Bart Ehrman is a respected New Testament scholar, known especially for his work in textual criticism and the text of the New Testatment. This is his lecture series on the making of the canon of the New Testament, though I'd argue that he focuses more on the writing, theological, and authorship issues of the books of the New Testament, spending only the last couple of lectures on how they came to be included in the canon.
Throughout these lectures, I found that Ehrman had an ax to grind with Christianity, at least modern protestant Christianity (and especially fundamentalism), which is his background. Perhaps my prior view of Ehrman colored how I heard him in these lectures, but there were certainly blatant times where he was condescending towards Christian beliefs, more so than is necessary from the evidence of the making of scripture.

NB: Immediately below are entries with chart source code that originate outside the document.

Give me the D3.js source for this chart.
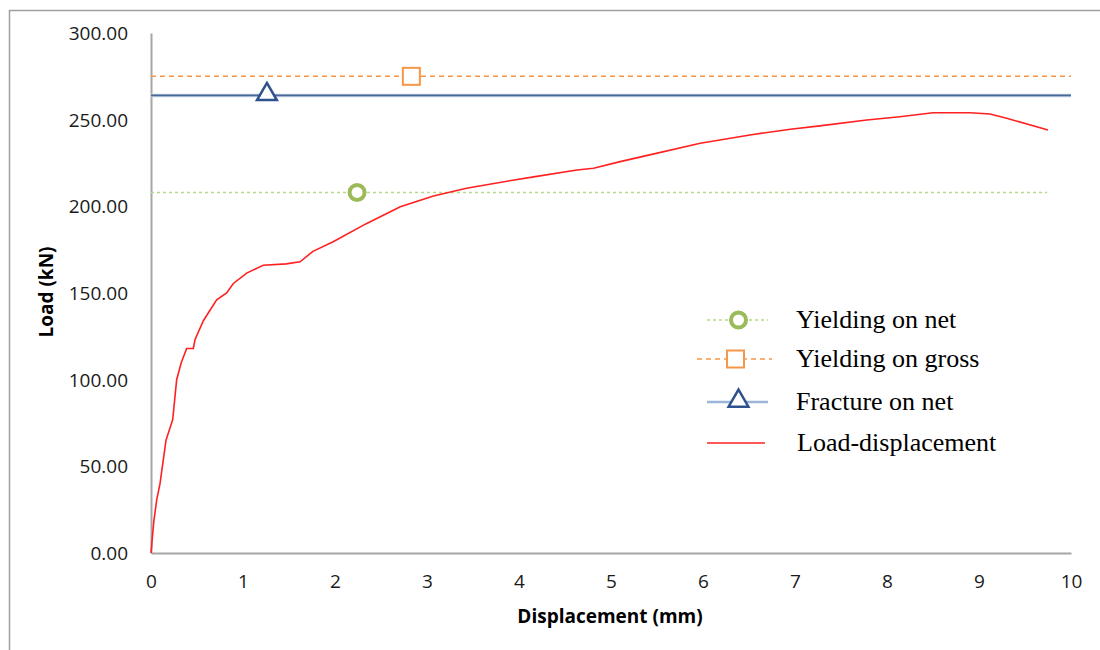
<!DOCTYPE html>
<html>
<head>
<meta charset="utf-8">
<script src="https://cdn.jsdelivr.net/npm/d3@7"></script>
<style>
  body { margin: 0; background: #fff; }
  .tick-label { font-family: "Open Sans", sans-serif; font-size: 19px; fill: #1a1a1a; }
  .axis-title { font-family: "Open Sans", sans-serif; font-size: 19px; font-weight: bold; fill: #000; }
  .legend-text { font-family: "Liberation Serif", "Times New Roman", serif; font-size: 26px; fill: #000; }
</style>
</head>
<body>
<div id="chart"></div>
<script>
// Load-displacement curve (mm, kN)
const curveDisp = [0, 0.03, 0.062, 0.098, 0.163, 0.236, 0.279, 0.33, 0.388, 0.46, 0.478, 0.569, 0.714, 0.822, 0.895, 1.04, 1.22, 1.47, 1.62, 1.76, 1.98, 2.34, 2.71, 3.07, 3.43, 3.79, 4.16, 4.63, 4.81, 5.1, 5.42, 5.97, 6.51, 6.95, 7.27, 7.78, 8.14, 8.5, 8.9, 9.12, 9.3, 9.75];
const curveLoad = [0, 18, 30.6, 40, 65, 77, 100, 110, 118, 118, 123, 134, 146, 150, 155.5, 161.5, 166, 166.8, 168, 174, 179.6, 190, 199.8, 206, 210.4, 213.8, 217, 221, 222, 225.8, 229.7, 236.4, 241.2, 244.5, 246.4, 249.8, 251.7, 254, 254, 253.3, 250.8, 244];

// Reference load levels
const refNames = ["Yielding on net", "Yielding on gross", "Fracture on net"];
const refLoads = [208, 275, 264];
const refEnd = [9.74, 10, 10];
const refMarkerDisp = [2.24, 2.83, 1.26];

const yTicks = [0, 50, 100, 150, 200, 250, 300];
const xTicks = [0, 1, 2, 3, 4, 5, 6, 7, 8, 9, 10];

const W = 1100, H = 650;
const margin = { top: 33, right: 29, bottom: 97, left: 151 };
const width = W - margin.left - margin.right;
const height = H - margin.top - margin.bottom;

const svgRoot = d3.select("#chart").append("svg")
    .attr("width", W)
    .attr("height", H);

// outer chart frame
svgRoot.append("rect")
    .attr("x", 9.5).attr("y", 10.5)
    .attr("width", 1200).attr("height", 800)
    .style("fill", "none")
    .style("stroke", "#a0a0a0")
    .style("stroke-width", 1.5);

const svg = svgRoot.append("g")
    .attr("transform", `translate(${margin.left},${margin.top})`);

const x = d3.scaleLinear().domain([0, 10]).range([0, width]);
const y = d3.scaleLinear().domain([0, 300]).range([height, 0]);

// axes
const xAxis = d3.axisBottom(x).tickValues(xTicks).tickSize(0).tickPadding(22).tickFormat(d3.format("d"));
const yAxis = d3.axisLeft(y).tickValues(yTicks).tickSize(0).tickPadding(23).tickFormat(d3.format(".2f"));

const gx = svg.append("g").attr("transform", `translate(0,${height})`).call(xAxis);
const gy = svg.append("g").call(yAxis);
[gx, gy].forEach(g => {
  g.select(".domain").style("stroke", "#a6a6a6").style("stroke-width", 2);
  g.selectAll("text").attr("class", "tick-label").attr("font-family", null).attr("font-size", null);
});
gy.selectAll("text").attr("dy", "0.35em");

svg.append("text")
    .attr("class", "axis-title")
    .attr("x", 610 - margin.left)
    .attr("y", height + 70)
    .style("text-anchor", "middle")
    .text("Displacement (mm)");

svg.append("text")
    .attr("class", "axis-title")
    .attr("transform", "rotate(-90)")
    .attr("x", -(292 - margin.top))
    .attr("y", -98)
    .style("text-anchor", "middle")
    .text("Load (kN)");

// reference line styles
const refStyle = [
  { color: "#b5d98a", dash: "3,3", width: 1.5, marker: "circle", mcolor: "#9bbb59" },
  { color: "#f79646", dash: "5,4", width: 1.5, marker: "square", mcolor: "#f79646" },
  { color: "#4a6896", dash: null, width: 1.8, marker: "triangle", mcolor: "#2f528f" }
];

function drawMarker(g, type, cx, cy, color) {
  if (type === "circle") {
    g.append("circle").attr("cx", cx).attr("cy", cy).attr("r", 7.5)
      .style("fill", "#fff").style("stroke", color).style("stroke-width", 4);
  } else if (type === "square") {
    g.append("rect").attr("x", cx - 8.5).attr("y", cy - 8.5).attr("width", 17).attr("height", 17)
      .style("fill", "#fff").style("stroke", color).style("stroke-width", 2);
  } else {
    const tri = d3.symbol().type(d3.symbolTriangle).size(170);
    g.append("path").attr("d", tri).attr("transform", `translate(${cx},${cy - 1})`)
      .style("fill", "#fff").style("stroke", color).style("stroke-width", 2.5);
  }
}

refLoads.forEach((v, i) => {
  const s = refStyle[i];
  if (i === 2) {
    svg.append("line")
      .attr("x1", x(0)).attr("x2", x(refEnd[i]))
      .attr("y1", y(v)).attr("y2", y(v))
      .style("stroke", "#c3d2e6").style("stroke-width", 3.5);
  }
  svg.append("line")
    .attr("x1", x(0)).attr("x2", x(refEnd[i]))
    .attr("y1", y(v)).attr("y2", y(v))
    .style("stroke", s.color)
    .style("stroke-width", s.width)
    .style("stroke-dasharray", s.dash);
});

// load-displacement curve
const curve = curveDisp.map((d, i) => ({ x: d, y: curveLoad[i] }));
const line = d3.line().x(d => x(d.x)).y(d => y(d.y));
svg.append("path")
    .datum(curve)
    .attr("d", line)
    .style("fill", "none")
    .style("stroke", "#ff2020")
    .style("stroke-width", 1.6);

refLoads.forEach((v, i) => {
  drawMarker(svg, refStyle[i].marker, x(refMarkerDisp[i]), y(v), refStyle[i].mcolor);
});

// legend
const legendRows = [
  { name: refNames[0], ly: 320, x1: 707, x2: 768, style: refStyle[0] },
  { name: refNames[1], ly: 359, x1: 697, x2: 772, style: refStyle[1] },
  { name: refNames[2], ly: 402, x1: 707, x2: 768, style: refStyle[2] },
  { name: "Load-displacement", ly: 443, x1: 707, x2: 765, style: null }
];
const legend = svgRoot.append("g");
legendRows.forEach(r => {
  if (r.style) {
    legend.append("line")
      .attr("x1", r.x1).attr("x2", r.x2).attr("y1", r.ly).attr("y2", r.ly)
      .style("stroke", r.style === refStyle[2] ? "#9ab5d8" : r.style.color)
      .style("stroke-width", r.style === refStyle[2] ? 2.5 : 1.5)
      .style("stroke-dasharray", r.style.dash);
    drawMarker(legend, r.style.marker, (r.x1 + r.x2) / 2 + 1, r.ly, r.style.mcolor);
  } else {
    legend.append("line")
      .attr("x1", r.x1).attr("x2", r.x2).attr("y1", r.ly).attr("y2", r.ly)
      .style("stroke", "#ff2020").style("stroke-width", 1.6);
  }
  legend.append("text")
    .attr("class", "legend-text")
    .attr("x", r.style ? 796 : 797)
    .attr("y", r.ly + 8)
    .text(r.name);
});
</script>
</body>
</html>
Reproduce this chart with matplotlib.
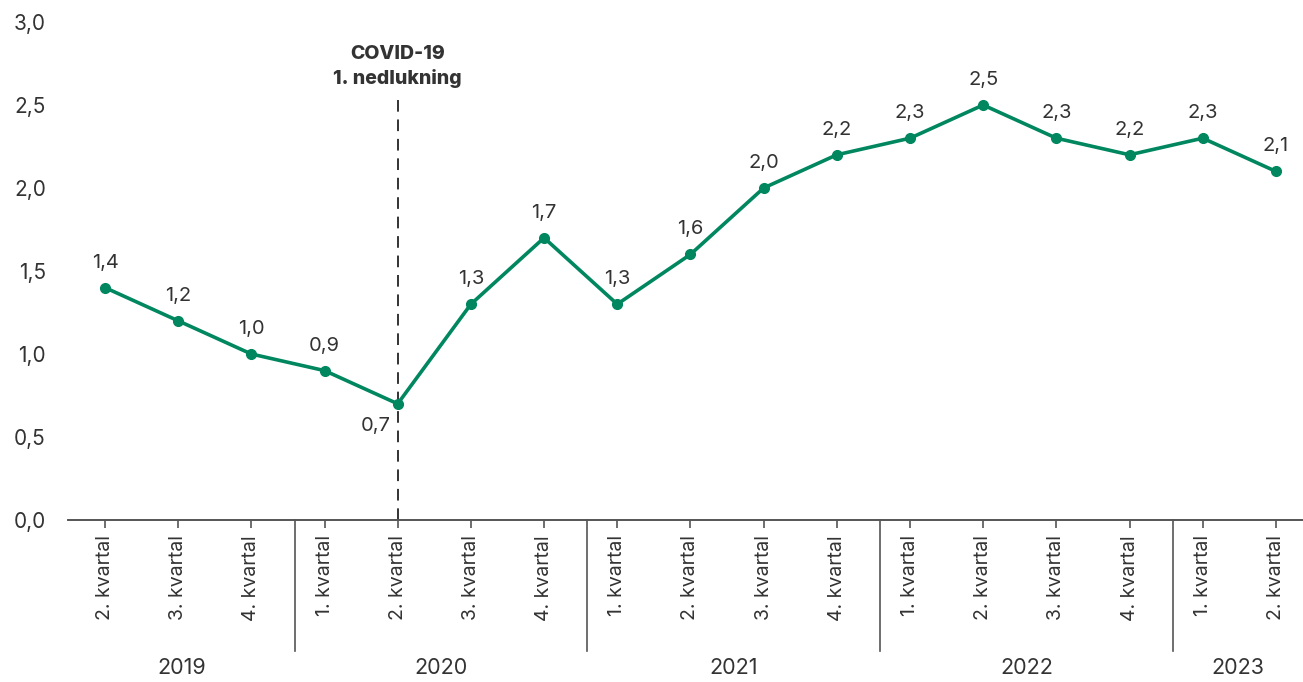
import matplotlib
matplotlib.use("Agg")
import matplotlib.pyplot as plt

quarters = ["2. kvartal", "3. kvartal", "4. kvartal",
            "1. kvartal", "2. kvartal", "3. kvartal", "4. kvartal",
            "1. kvartal", "2. kvartal", "3. kvartal", "4. kvartal",
            "1. kvartal", "2. kvartal", "3. kvartal", "4. kvartal",
            "1. kvartal", "2. kvartal"]
values = [1.4, 1.2, 1.0, 0.9, 0.7, 1.3, 1.7, 1.3, 1.6, 2.0, 2.2, 2.3, 2.5, 2.3, 2.2, 2.3, 2.1]
years = ["2019", "2020", "2021", "2022", "2023"]
year_counts = [3, 4, 4, 4, 2]
yticks = [0.0, 0.5, 1.0, 1.5, 2.0, 2.5, 3.0]
covid_index = 4
covid_label = "COVID-19\n1. nedlukning"

green = "#00875F"
textc = "#333333"
axc = "#555555"
plt.rcParams['font.family'] = ['Inter', 'DejaVu Sans']

fig = plt.figure(figsize=(13.03, 6.82), dpi=100)
L = 68 / 1303
B = 1 - 520 / 682
T = 1 - 22 / 682
ax = fig.add_axes([L, B, 1 - L, T - B])

x = list(range(len(values)))
ax.plot(x, values, color=green, lw=2.6, marker='o', ms=7, zorder=3, clip_on=False)

def fmt(v):
    return f"{v:.1f}".replace('.', ',')

for i, v in enumerate(values):
    if i == covid_index:
        ax.annotate(fmt(v), (i, v), xytext=(-16, -16), textcoords='offset points',
                    ha='center', va='center', fontsize=14.5, color=textc)
    else:
        ax.annotate(fmt(v), (i, v), xytext=(0, 18), textcoords='offset points',
                    ha='center', va='center', fontsize=14.5, color=textc)

ax.set_xlim(-0.505, 16.37)
ax.set_ylim(0, 3.0)
ax.set_yticks(yticks)
ax.set_yticklabels([fmt(v) for v in yticks], fontsize=15, color=textc)
ax.tick_params(axis='y', length=0, pad=16)

ax.set_xticks(x)
ax.set_xticklabels(quarters, rotation=90, fontsize=14, color=textc)
ax.tick_params(axis='x', length=6, width=1.2, color=axc, pad=5, direction='out')

for s in ['top', 'right', 'left']:
    ax.spines[s].set_visible(False)
ax.spines['bottom'].set_color(axc)
ax.spines['bottom'].set_linewidth(1.4)

# covid line
ax.plot([covid_index, covid_index], [0, 2.57], color='#333333', lw=1.4,
        linestyle=(0, (6, 4)), zorder=2)
ax.text(covid_index, 2.73, covid_label, ha='center', va='center', fontsize=14,
        fontweight='heavy', color=textc, linespacing=1.4)

# group separators and year labels
trans = ax.get_xaxis_transform()
start = 0
bounds = [-0.505]
for c in year_counts[:-1]:
    start += c
    pos = start - 0.5 + 0.09
    bounds.append(pos)
    ax.plot([pos, pos], [0, -131 / 498], transform=trans, color=axc,
            lw=1.2, clip_on=False)
bounds.append(16.37)
for j, yr in enumerate(years):
    cx = (bounds[j] + bounds[j + 1]) / 2
    ax.text(cx, -148 / 498, yr, transform=trans, ha='center', va='center',
            fontsize=15.5, color=textc)

fig.savefig("out.png", dpi=100)
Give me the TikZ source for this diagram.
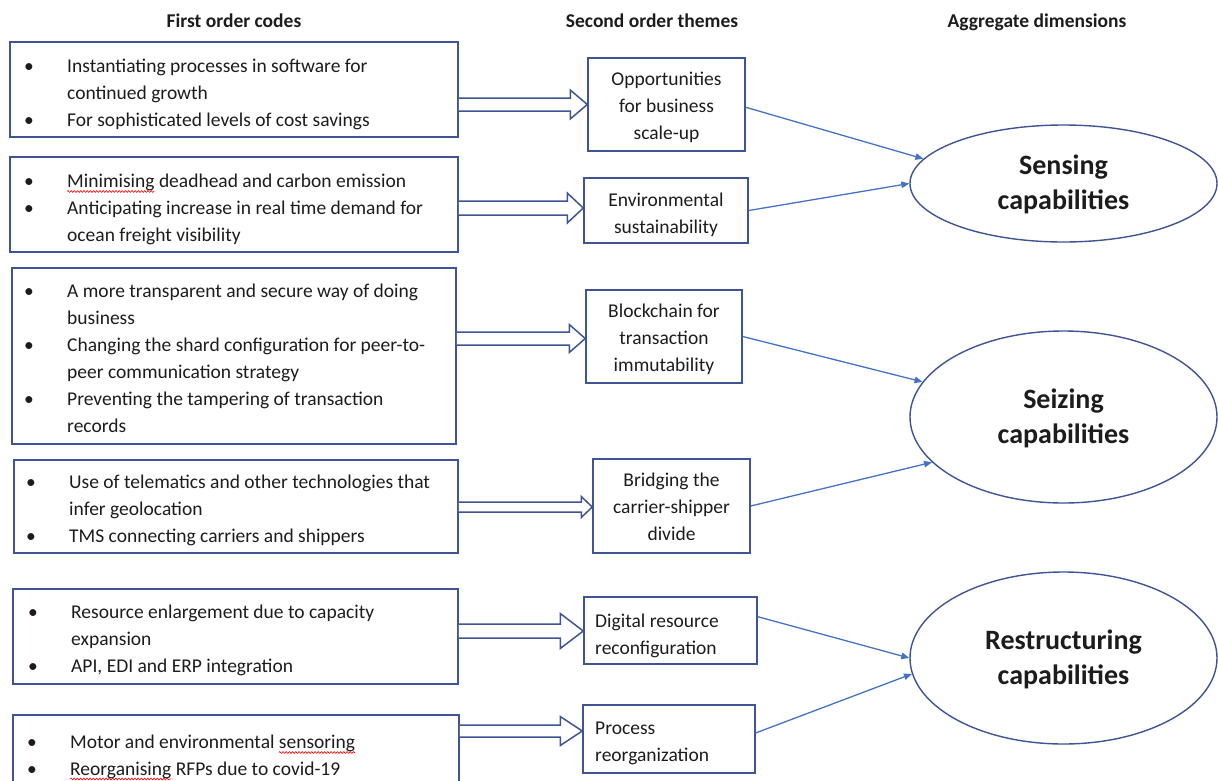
\documentclass[tikz,border=0pt]{standalone}
\usepackage{fontspec}
\setmainfont{Carlito}
\usetikzlibrary{shapes.geometric,calc,arrows.meta,decorations.pathmorphing}
\definecolor{boxc}{RGB}{62,84,150}
\definecolor{arrc}{RGB}{68,114,196}
\definecolor{txtc}{RGB}{28,28,28}
\newcommand\bodyfont{\fontsize{19.5}{27}\selectfont}
\newcommand\bul[1]{\makebox[43pt][l]{\textbullet}#1}
\newcommand\cont[1]{\hspace*{43pt}#1}
\newlength\wavea
\newlength\waveb
\newlength\wavec
\newlength\waved
\newcommand\hollow[6]{%
  \coordinate (#1#2y) at (0,#3);
  \coordinate (#1#2s) at (#1.east |- #1#2y);
  \coordinate (#1#2e) at (#2.west |- #1#2y);
  \draw[harrow] ($(#1#2s)+(0,-#4)$) -- ($(#1#2e)+(-#6,-#4)$) -- ($(#1#2e)+(-#6,-#5)$)
    -- (#1#2e) -- ($(#1#2e)+(-#6,#5)$) -- ($(#1#2e)+(-#6,#4)$) -- ($(#1#2s)+(0,#4)$);
}
\begin{document}
\settowidth{\wavea}{\bodyfont Minimising}
\settowidth{\waveb}{\bodyfont Motor and environmental\ }
\settowidth{\wavec}{\bodyfont sensoring}
\settowidth{\waved}{\bodyfont Reorganising}
\begin{tikzpicture}[x=1pt,y=-1pt,
  cbox/.style={draw=boxc,line width=1.5pt,rectangle,inner sep=0pt,fill=none},
  btext/.style={inner sep=0pt,font=\bodyfont,text=txtc},
  ttext/.style={inner sep=0pt,font=\bodyfont,text=txtc},
  htext/.style={inner sep=0pt,font=\fontsize{19.5}{24}\selectfont\bfseries,text=txtc},
  capell/.style={draw=boxc,line width=1.4pt,ellipse,inner sep=0pt,minimum width=307pt,
     font=\fontsize{28}{35}\selectfont\bfseries,text=txtc},
  harrow/.style={draw=boxc,line width=1.5pt,line join=miter,fill=white},
  conn/.style={draw=arrc,line width=1.3pt,-{Triangle[length=8pt,width=6.5pt]}},
  spell/.style={draw=red,line width=0.6pt,decorate,decoration={snake,amplitude=0.9pt,segment length=3.2pt}}
]
\useasboundingbox (0,0) rectangle (1218,780);

% headers
\node[htext,anchor=base] (h1) at (234,27) {First order codes};
\node[htext,anchor=base] (h2) at (652,27) {Second order themes};
\node[htext,anchor=base] (h3) at (1037,27) {Aggregate dimensions};

% first order boxes
\node[cbox,minimum width=448pt,minimum height=95pt] (b1) at (234,89.5) {};
\node[cbox,minimum width=448pt,minimum height=95pt] (b2) at (234,204.5) {};
\node[cbox,minimum width=444pt,minimum height=176pt] (b3) at (234,356) {};
\node[cbox,minimum width=444pt,minimum height=93pt] (b4) at (236,506.5) {};
\node[cbox,minimum width=445pt,minimum height=95pt] (b5) at (235.5,636.5) {};
\node[cbox,minimum width=446pt,minimum height=95pt] (b6) at (236,762.5) {};

\node[btext,anchor=base west] (b1t) at (24,72) {\parbox[t]{500pt}{\raggedright
  \bul{Instantiating processes in software for}\\
  \cont{continued growth}\\
  \bul{For sophisticated levels of cost savings}}};
\node[btext,anchor=base west] (b2t) at (24,187) {\parbox[t]{500pt}{\raggedright
  \bul{Minimising deadhead and carbon emission}\\
  \bul{Anticipating increase in real time demand for}\\
  \cont{ocean freight visibility}}};
\node[btext,anchor=base west] (b3t) at (24,297) {\parbox[t]{500pt}{\raggedright
  \bul{A more transparent and secure way of doing}\\
  \cont{business}\\
  \bul{Changing the shard configuration for peer-to-}\\
  \cont{peer communication strategy}\\
  \bul{Preventing the tampering of transaction}\\
  \cont{records}}};
\node[btext,anchor=base west] (b4t) at (26,488) {\parbox[t]{500pt}{\raggedright
  \bul{Use of telematics and other technologies that}\\
  \cont{infer geolocation}\\
  \bul{TMS connecting carriers and shippers}}};
\node[btext,anchor=base west] (b5t) at (28,618) {\parbox[t]{500pt}{\raggedright
  \bul{Resource enlargement due to capacity}\\
  \cont{expansion}\\
  \bul{API, EDI and ERP integration}}};
\node[btext,anchor=base west] (b6t) at (27,748) {\parbox[t]{500pt}{\raggedright
  \bul{Motor and environmental sensoring}\\
  \bul{Reorganising RFPs due to covid-19}}};

% spelling marks
\draw[spell] (67,191.5) -- ++(\wavea,0);
\draw[spell] ($(70,752.5)+(\waveb,0)$) -- ++(\wavec,0);
\draw[spell] (70,779) -- ++(\waved,0);

% second order themes
\node[cbox,minimum width=157pt,minimum height=93pt] (t1) at (666.5,104.5) {};
\node[cbox,minimum width=164pt,minimum height=65pt] (t2) at (666,210.5) {};
\node[cbox,minimum width=156pt,minimum height=93pt] (t3) at (664,336.5) {};
\node[cbox,minimum width=157pt,minimum height=94pt] (t4) at (671.5,506) {};
\node[cbox,minimum width=173pt,minimum height=67pt] (t5) at (670.5,630.5) {};
\node[cbox,minimum width=172pt,minimum height=68pt] (t6) at (669,739) {};

\node[ttext,anchor=base] (t1t) at (666.5,85) {\parbox[t]{170pt}{\centering Opportunities\\for business\\scale-up}};
\node[ttext,anchor=base] (t2t) at (666,206) {\parbox[t]{170pt}{\centering Environmental\\sustainability}};
\node[ttext,anchor=base] (t3t) at (664,317) {\parbox[t]{170pt}{\centering Blockchain for\\transaction\\immutability}};
\node[ttext,anchor=base] (t4t) at (671.5,486) {\parbox[t]{170pt}{\centering Bridging the\\carrier-shipper\\divide}};
\node[ttext,anchor=base west] (t5t) at (595,627) {\parbox[t]{170pt}{\raggedright Digital resource\\reconfiguration}};
\node[ttext,anchor=base west] (t6t) at (595,734) {\parbox[t]{170pt}{\raggedright Process\\reorganization}};

% aggregate dimensions
\node[capell,minimum height=117pt] (sens) at (1063.5,183.5) {\raisebox{9pt}[0pt][0pt]{\parbox[t]{200pt}{\centering Sensing\\capabilities}}};
\node[capell,minimum height=172pt] (seiz) at (1063.5,417) {\raisebox{9pt}[0pt][0pt]{\parbox[t]{200pt}{\centering Seizing\\capabilities}}};
\node[capell,minimum height=172pt] (rest) at (1063.5,658) {\raisebox{9pt}[0pt][0pt]{\parbox[t]{200pt}{\centering Restructuring\\capabilities}}};

% hollow arrows
\hollow{b1}{t1}{104.5}{6.5}{14.5}{17}
\hollow{b2}{t2}{208}{7}{15}{16}
\hollow{b3}{t3}{338.5}{6.5}{14}{16}
\hollow{b4}{t4}{507}{5}{10.5}{11}
\hollow{b5}{t5}{631}{7}{17.5}{23}
\hollow{b6}{t6}{731}{6}{14.5}{22}

% connectors
\draw[conn] (t1.-2) -- (sens.170);
\draw[conn] (t2.east) -- (sens.180);
\draw[conn] (t3.east) -- (seiz.166);
\draw[conn] (t4.east) -- (seiz.199);
\draw[conn] (t5.9) -- (rest.180);
\draw[conn] (t6.4) -- (rest.186);
\end{tikzpicture}
\end{document}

I think Ehrman often overstates his case and positions on the New Testament and how it came to be. He often appeals to scholarly consensus, which is not as unanimous as he implies. That being said, it is important to know the consensus and all sides of the debate and to know the evidence to inform our conclusions (this is the reason I chose to listen to these lectures). And there was valuable information in these lectures. However, if you are not familiar with these debates, you might take some of the assertions that Ehrman makes as settled fact when there is nuance and debate of these conclusions (a good book that addresses some of Ehrman's assertions is "The Case for Jesus" by Brant Pitre).
For example, one of Ehrman's famous (or infamous) analogies is to use the game of telephone to describe the oral culture and method by which Jesus' teachings were passed on before being written down, implying that they grew wildly inaccurate as they got passed down. However, modern word on oral cultures has shown this is not the case, and that oral traditions, especially those that are of historical events, have quite high fidelity. The model that Ehrman uses is representative more of the higher critics in the 19th and 20th centuries than today. Further, Ehrman emphasizes that the New Testament took "many years" and even centuries to come to be recognized in the canon, but this needs to be much more nuanced. It is true that there were centuries of decisions on the overall canon, but most of the canon was recognized by most of the church from a very early date, with only the fringe being debated.
Ehrman also makes a pretty big deal over the many different gospels and writings that did not make it into the canon, but I think he too overstates the cases here. If it were true that many different gospels were circulating at an early date in competition with the four that eventually got canonized, then the heretics would more often cite their own gospels. This doesn't start happening until the late second and third centuries (with the gnostics). In the early battles, heretical groups such as the Marcionites and Ebonites did not quote from other gospels, but rather emphasized certain gospels or rejected certain gospels altogether. For example, Marcion took for his scriptures a mutilated version of the Gospel of Luke, and the letters of Paul (excluding the pastoral epistles). Instead of quoting from variant gospel traditions, he modified the know traditions. This implies something quite different than 'there were various gospels all competing from an early date to get into the canon.'
Further, I don't buy Ehrman's model of the conflict between those who would win ('orthodoxy') and those who would lose ('heresy'). The canon was eventually formed by usage in the universal church, as is noted by several early authors when they discuss disputed books "that are not read/accepted in all the churches". If there were truly a group of people who forced the issue on all the church, then they did a bad job by highlighting disputed books and not forcing a canon early on. It is true that the early church used the theology of the books as one of the criteria of authenticity, but Ehrman makes this seem to be a bad thing as if you couldn't judge whether a book was authentic by whether or not it agreed with what was known to be the claimed author's belief. It is ironic, in a sense, that it is this very criterion that Ehrman uses to claim that Paul was not the author of certain epistles, such as II Thessolonians- because it supposedly disagrees theologically with what Paul writes in I Thessalonians. So, it seems that Ehrman can do this without bad intentions, but the early church fathers can't.
Overall, it is clear that Ehrman has a particular view of the New Testament that I believe is shaped by his context and background. This is not the material that I would suggest as a starting place to study the canon, though if you are familiar with the discussion it could be a good resource to hear a different perspective. There are good things you can learn from this (I particularly enjoyed Ehrman's walk through some of the gnostic writings), but it does come with a certain tone that I would say is at least a bit antagonistic towards faith.